**PROBLEM TO WORK ON:**
Write out the material exactly, with the pictures left out.

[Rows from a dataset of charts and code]
+ + +
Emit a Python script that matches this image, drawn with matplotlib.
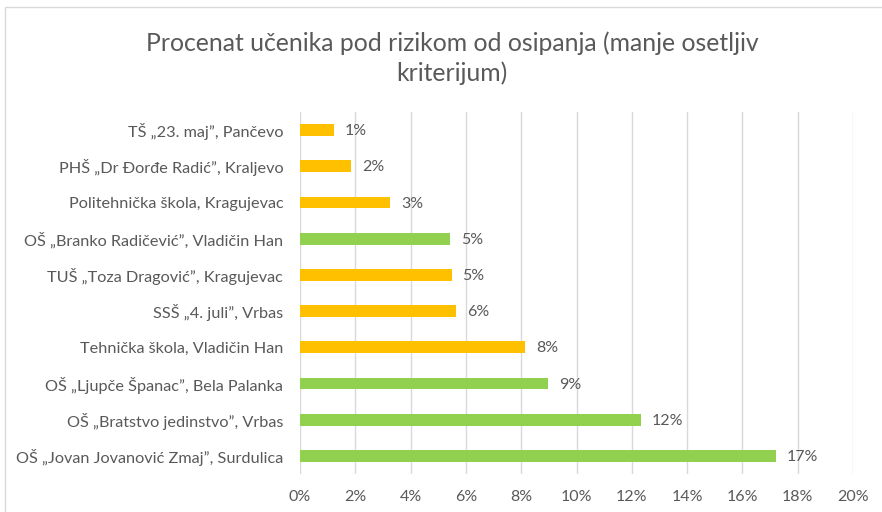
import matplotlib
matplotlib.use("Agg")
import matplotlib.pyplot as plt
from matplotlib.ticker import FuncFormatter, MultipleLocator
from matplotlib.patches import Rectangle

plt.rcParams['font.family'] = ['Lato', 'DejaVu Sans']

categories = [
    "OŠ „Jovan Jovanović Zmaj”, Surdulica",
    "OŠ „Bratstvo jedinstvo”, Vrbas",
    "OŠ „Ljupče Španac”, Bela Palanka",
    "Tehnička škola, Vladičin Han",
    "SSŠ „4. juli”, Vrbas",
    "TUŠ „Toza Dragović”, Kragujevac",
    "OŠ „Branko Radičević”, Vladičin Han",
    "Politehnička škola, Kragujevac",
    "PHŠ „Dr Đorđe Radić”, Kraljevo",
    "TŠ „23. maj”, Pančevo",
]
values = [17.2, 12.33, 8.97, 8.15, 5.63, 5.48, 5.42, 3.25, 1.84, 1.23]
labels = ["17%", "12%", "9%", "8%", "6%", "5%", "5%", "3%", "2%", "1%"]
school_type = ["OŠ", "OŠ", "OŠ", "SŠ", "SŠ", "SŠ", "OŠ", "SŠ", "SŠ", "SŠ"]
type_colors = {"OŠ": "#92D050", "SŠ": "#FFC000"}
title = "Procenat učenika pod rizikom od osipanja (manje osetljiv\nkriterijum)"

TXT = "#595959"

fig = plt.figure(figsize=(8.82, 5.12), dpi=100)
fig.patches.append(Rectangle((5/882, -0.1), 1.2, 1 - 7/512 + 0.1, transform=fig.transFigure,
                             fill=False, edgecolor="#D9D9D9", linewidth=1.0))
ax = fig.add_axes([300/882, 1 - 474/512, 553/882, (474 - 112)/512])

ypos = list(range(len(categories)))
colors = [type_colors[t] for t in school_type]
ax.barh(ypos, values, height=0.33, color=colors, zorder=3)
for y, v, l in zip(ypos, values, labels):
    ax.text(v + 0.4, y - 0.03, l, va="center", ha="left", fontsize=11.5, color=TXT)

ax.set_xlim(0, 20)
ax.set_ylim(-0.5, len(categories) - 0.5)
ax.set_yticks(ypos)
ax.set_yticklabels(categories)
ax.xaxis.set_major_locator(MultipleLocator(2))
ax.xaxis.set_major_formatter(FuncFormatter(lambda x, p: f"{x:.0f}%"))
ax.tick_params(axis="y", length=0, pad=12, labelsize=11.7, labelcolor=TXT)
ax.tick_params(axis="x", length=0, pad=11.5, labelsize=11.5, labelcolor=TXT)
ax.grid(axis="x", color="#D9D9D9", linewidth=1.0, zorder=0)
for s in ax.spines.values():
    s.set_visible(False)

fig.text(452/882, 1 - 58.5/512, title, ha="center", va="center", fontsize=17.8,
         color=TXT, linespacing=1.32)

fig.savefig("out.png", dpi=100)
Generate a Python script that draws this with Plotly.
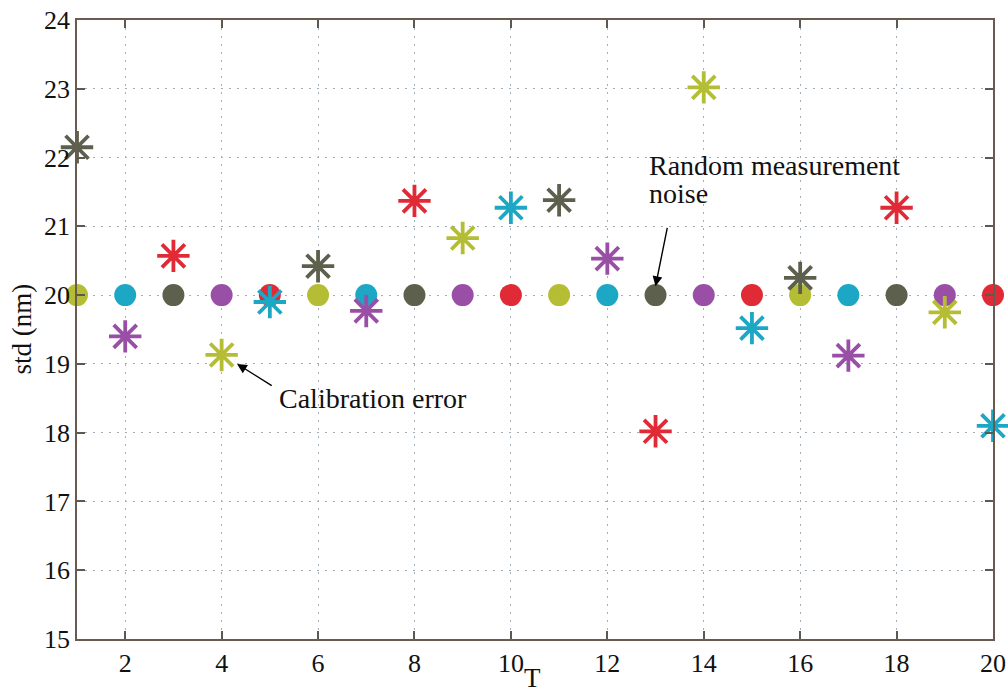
+ + +
**OUTPUT FOR THIS TASK:**
Emit a Python script that matches this image, drawn with matplotlib.
import matplotlib
matplotlib.use("Agg")
import matplotlib.pyplot as plt
from matplotlib.ticker import FuncFormatter, MultipleLocator
from matplotlib.patches import Rectangle

plt.rcParams['font.family'] = ['Lato', 'DejaVu Sans']

categories = [
    "OŠ „Jovan Jovanović Zmaj”, Surdulica",
    "OŠ „Bratstvo jedinstvo”, Vrbas",
    "OŠ „Ljupče Španac”, Bela Palanka",
    "Tehnička škola, Vladičin Han",
    "SSŠ „4. juli”, Vrbas",
    "TUŠ „Toza Dragović”, Kragujevac",
    "OŠ „Branko Radičević”, Vladičin Han",
    "Politehnička škola, Kragujevac",
    "PHŠ „Dr Đorđe Radić”, Kraljevo",
    "TŠ „23. maj”, Pančevo",
]
values = [17.2, 12.33, 8.97, 8.15, 5.63, 5.48, 5.42, 3.25, 1.84, 1.23]
labels = ["17%", "12%", "9%", "8%", "6%", "5%", "5%", "3%", "2%", "1%"]
school_type = ["OŠ", "OŠ", "OŠ", "SŠ", "SŠ", "SŠ", "OŠ", "SŠ", "SŠ", "SŠ"]
type_colors = {"OŠ": "#92D050", "SŠ": "#FFC000"}
title = "Procenat učenika pod rizikom od osipanja (manje osetljiv\nkriterijum)"

TXT = "#595959"

fig = plt.figure(figsize=(8.82, 5.12), dpi=100)
fig.patches.append(Rectangle((5/882, -0.1), 1.2, 1 - 7/512 + 0.1, transform=fig.transFigure,
                             fill=False, edgecolor="#D9D9D9", linewidth=1.0))
ax = fig.add_axes([300/882, 1 - 474/512, 553/882, (474 - 112)/512])

ypos = list(range(len(categories)))
colors = [type_colors[t] for t in school_type]
ax.barh(ypos, values, height=0.33, color=colors, zorder=3)
for y, v, l in zip(ypos, values, labels):
    ax.text(v + 0.4, y - 0.03, l, va="center", ha="left", fontsize=11.5, color=TXT)

ax.set_xlim(0, 20)
ax.set_ylim(-0.5, len(categories) - 0.5)
ax.set_yticks(ypos)
ax.set_yticklabels(categories)
ax.xaxis.set_major_locator(MultipleLocator(2))
ax.xaxis.set_major_formatter(FuncFormatter(lambda x, p: f"{x:.0f}%"))
ax.tick_params(axis="y", length=0, pad=12, labelsize=11.7, labelcolor=TXT)
ax.tick_params(axis="x", length=0, pad=11.5, labelsize=11.5, labelcolor=TXT)
ax.grid(axis="x", color="#D9D9D9", linewidth=1.0, zorder=0)
for s in ax.spines.values():
    s.set_visible(False)

fig.text(452/882, 1 - 58.5/512, title, ha="center", va="center", fontsize=17.8,
         color=TXT, linespacing=1.32)

fig.savefig("out.png", dpi=100)
Generate a Python script that draws this with Plotly.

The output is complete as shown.